Par ailleurs, la forêt Larose, qui se dresse comme un îlot de verdure au milieu de lotissements et de terres agricoles, est un lieu populaire pour la pratique du ski, du VTT et de la randonnée parmi d’autres activités. Chaque année, elle accueille près de 50 000 utilisateurs récréatifs. Il y a une quinzaine d’années, les CUPR ont constitué une équipe chargée d’étudier les emplacements les plus propices à l’aménagement de sentiers afin d’en limiter les effets néfastes sur l’écosystème. Aujourd’hui, plus de 200 kilomètres de chemins et de sentiers bien entretenus et sécuritaires sillonnent la forêt. 

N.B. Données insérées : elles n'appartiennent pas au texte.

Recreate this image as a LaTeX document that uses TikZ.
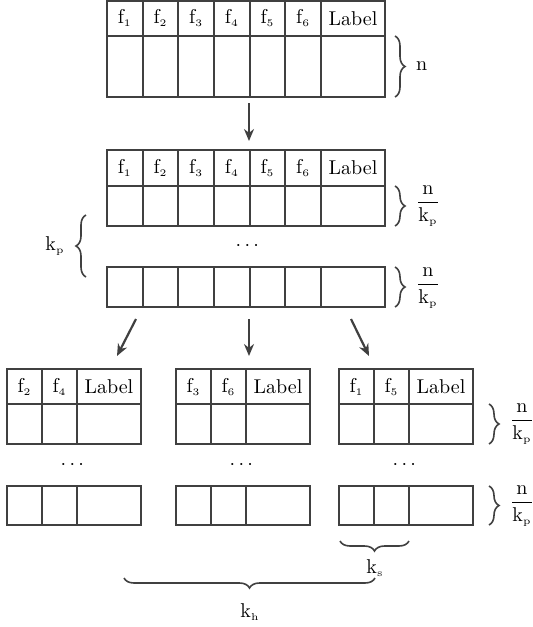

Selon Steven, les habitants reconnaissent que leur forêt certifiée FSC est bien gérée en leur nom. C’est un « sceau d’approbation » en quelque sorte. Les efforts déployés revêtent une importance accrue pour les forêts communautaires qu’il faut préserver malgré la croissance dans ces régions fortement développées.  

C’est le cas de la forêt Larose, reconstituée de fond en comble grâce à la passion et au dévouement de celles et ceux qui vivent, travaillent et se divertissent à proximité.